Written by Jerry Milner, D.S.W., Associate Commissioner at the Children's Bureau.

Celebration months give us an opportunity to shine the national spotlight on important issues, draw attention to need, and identify best practices. I will do that to an extent, but my main intent is to call into question and challenge our commitment, both as a system and as individuals, to primary prevention of child maltreatment and to strengthening families as our core calling.

Of all celebration month topics, prevention, and especially primary prevention, may be the hardest for child welfare professionals to truly understand. We see examples that make sense to us in other fields (in medicine, for example, with vaccinations and universal precautions), but when it comes to our work, we seem to have greater difficulty applying the concept.

With over 4 million reports of child maltreatment annually, a foster care population that is steadily rising, and outcomes for children and families that fall short of our expectations, we cannot be happy with the current system. There are families who have been separated who would still be together with the right kinds of support, and while child protective services and foster care will always be needed, our funding and policies promote foster care as our main way of protecting children rather than supporting families and avoiding child maltreatment in the first place. 

We can change that, although the pathway to change is marked with impediments. Changing the federal funding structure from one that focuses disproportionately on foster care to one that balances spending on foster care and primary prevention will help and is a must. The Families First Act provides an initial step by allowing agencies to use some funding for specific prevention services for children once they are known to the child welfare system, but it stops short of providing states and counties with the ability to focus on the well-being of children and families before maltreatment leads them to child welfare's doors.

Around the country, I've been able to see primary prevention efforts in place that are helping strengthen families by making a wide array of support services universally available. Where it's happening, decision-makers; public, private, and faith-based partners; and community members have come together with a joint commitment to do better by children and families. Their shared visions and principles have been creatively put into action in their communities and are reducing foster care populations and incidents of maltreatment as well as realizing improvements in other child, family, and community health and well-being indicators.

Some of these efforts have been assisted by the flexibility of title IV-E waivers that allow states and counties to try new and different approaches and provide preventative services not otherwise available. That type of funding flexibility is key and should be institutionalized in our funding structure. But having funding flexibility alone will not bring the vision to life. That requires a recognition that primary prevention is our only reasonable, logical, and ethical way to strengthen families to care for their children in safe and healthy ways and a commitment to organize our work and partnerships accordingly.

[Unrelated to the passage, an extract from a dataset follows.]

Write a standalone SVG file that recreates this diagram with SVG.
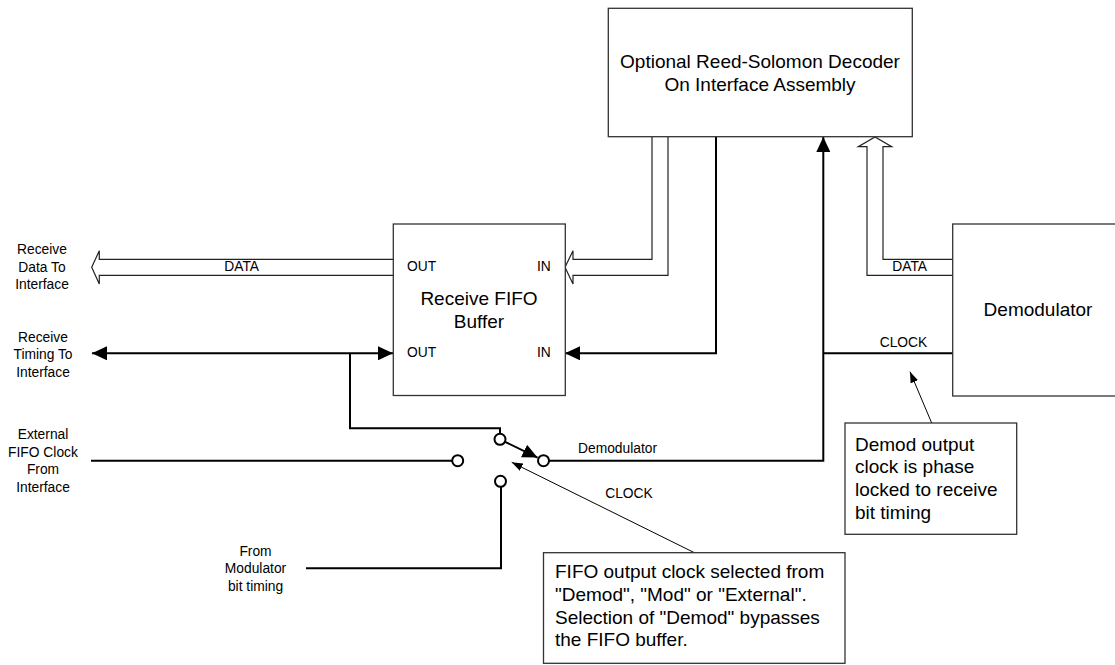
<svg xmlns="http://www.w3.org/2000/svg" width="1115" height="665" viewBox="0 0 1115 665">
<defs>
<style>
.box{fill:#fff;stroke:#333;stroke-width:1.3}
.thick{fill:none;stroke:#000;stroke-width:2}
.thin{fill:none;stroke:#000;stroke-width:1}
.hollow{fill:#fff;stroke:#222;stroke-width:1.2}
.term{fill:#fff;stroke:#000;stroke-width:2}
text{font-family:"Liberation Sans",Arial,sans-serif;fill:#000}
.lg{font-size:19px}
.sm{font-size:13.8px}
.mid{text-anchor:middle}
</style>
<marker id="ah" viewBox="0 0 15 14" markerWidth="15" markerHeight="14" refX="15" refY="7" orient="auto-start-reverse" markerUnits="userSpaceOnUse">
<path d="M0,0 L15,7 L0,14 z" fill="#000"/>
</marker>
<marker id="ahs" viewBox="0 0 11 8" markerWidth="11" markerHeight="8" refX="11" refY="4" orient="auto" markerUnits="userSpaceOnUse">
<path d="M0,0 L11,4 L0,8 z" fill="#000"/>
</marker>
</defs>
<rect width="1115" height="665" fill="#fff"/>

<g id="connectors">
<path class="hollow" d="M393,259.3 H99.3 V250.7 L91.7,267.3 L99.3,283.9 V275.3 H393"/>
<path class="hollow" d="M652,137 V259.3 H573 V250.7 L565,267.3 L573,283.9 V275.3 H668 V137"/>
<path class="hollow" d="M953,259.3 H883 V146.7 H891.7 L875,137 L858.3,146.7 H867 V275.3 H953"/>
<path class="thick" d="M92,353.3 H393" marker-start="url(#ah)" marker-end="url(#ah)"/>
<path class="thick" d="M350,353.3 V428.3 H500 V434"/>
<path class="thick" d="M716,137 V353.3 H565" marker-end="url(#ah)"/>
<path class="thick" d="M549,460.7 H823.3 V137" marker-end="url(#ah)"/>
<path class="thick" d="M823.3,353.3 H953"/>
<path class="thick" d="M91,460.7 H452"/>
<path class="thick" d="M306,568.3 H501 V487"/>
<path class="thick" d="M505,441.8 L537.5,457.6" marker-end="url(#ah)"/>
<path class="thin" d="M695,553 L511.7,462.3" marker-end="url(#ahs)"/>
<path class="thin" d="M931.7,423 L910,371.7" marker-end="url(#ahs)"/>
</g>

<g id="switch">
<circle class="term" cx="500" cy="439.3" r="5.5"/>
<circle class="term" cx="457.7" cy="460.7" r="5.5"/>
<circle class="term" cx="543.5" cy="460.7" r="5.5"/>
<circle class="term" cx="500.5" cy="481.3" r="5.5"/>
</g>

<g id="rs-decoder">
<rect class="box" x="608.3" y="8.3" width="304" height="128.4"/>
<text class="lg mid" x="760" y="68">Optional Reed-Solomon Decoder</text>
<text class="lg mid" x="760" y="90.5">On Interface Assembly</text>
</g>

<g id="fifo">
<rect class="box" x="393.3" y="224" width="172" height="171.5"/>
<text class="sm" x="407" y="271">OUT</text>
<text class="sm" x="537" y="271">IN</text>
<text class="lg mid" x="479" y="305">Receive FIFO</text>
<text class="lg mid" x="479" y="327.5">Buffer</text>
<text class="sm" x="407" y="357.3">OUT</text>
<text class="sm" x="537" y="357.3">IN</text>
</g>

<g id="demodulator">
<rect class="box" x="952.7" y="224" width="170" height="172"/>
<text class="lg mid" x="1038" y="316">Demodulator</text>
</g>

<g id="labels">
<text class="sm mid" x="42" y="254.3">Receive</text>
<text class="sm mid" x="42" y="271.7">Data To</text>
<text class="sm mid" x="42" y="289">Interface</text>
<text class="sm mid" x="43" y="341.7">Receive</text>
<text class="sm mid" x="43" y="359.2">Timing To</text>
<text class="sm mid" x="43" y="376.7">Interface</text>
<text class="sm mid" x="43" y="439">External</text>
<text class="sm mid" x="43" y="456.5">FIFO Clock</text>
<text class="sm mid" x="43" y="474">From</text>
<text class="sm mid" x="43" y="491.5">Interface</text>
<text class="sm mid" x="255.5" y="556">From</text>
<text class="sm mid" x="255.5" y="573.3">Modulator</text>
<text class="sm mid" x="255.5" y="590.6">bit timing</text>
<text class="sm mid" x="241.7" y="271">DATA</text>
<text class="sm mid" x="909.7" y="271">DATA</text>
<text class="sm mid" x="903.5" y="346.7">CLOCK</text>
<text class="sm mid" x="629" y="497.7">CLOCK</text>
<text class="sm" x="578" y="453">Demodulator</text>
</g>

<g id="fifo-callout">
<rect class="box" x="543.5" y="552.7" width="301.5" height="110.6"/>
<text class="lg" x="555" y="578.3">FIFO output clock selected from</text>
<text class="lg" x="555" y="601">"Demod", "Mod" or "External".</text>
<text class="lg" x="555" y="623.7">Selection of "Demod" bypasses</text>
<text class="lg" x="555" y="646.4">the FIFO buffer.</text>
</g>

<g id="demod-callout">
<rect class="box" x="845" y="423" width="171.7" height="111.3"/>
<text class="lg" x="855" y="450.7">Demod output</text>
<text class="lg" x="855" y="473.4">clock is phase</text>
<text class="lg" x="855" y="496.1">locked to receive</text>
<text class="lg" x="855" y="518.8">bit timing</text>
</g>
</svg>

During this year's prevention month, I challenge and invite all child welfare system participants, including government and private agencies, social workers, attorneys, judges, service providers, mental health professionals, substance abuse professionals, schools, the faith-based community, and community members themselves, to recognize primary prevention of child maltreatment as our common charge and collective responsibility. I challenge and invite all of us to stop narrowly defining our roles as reactors after harm has occurred and embrace the opportunity to truly prevent child maltreatment. I challenge you to make every month prevention month.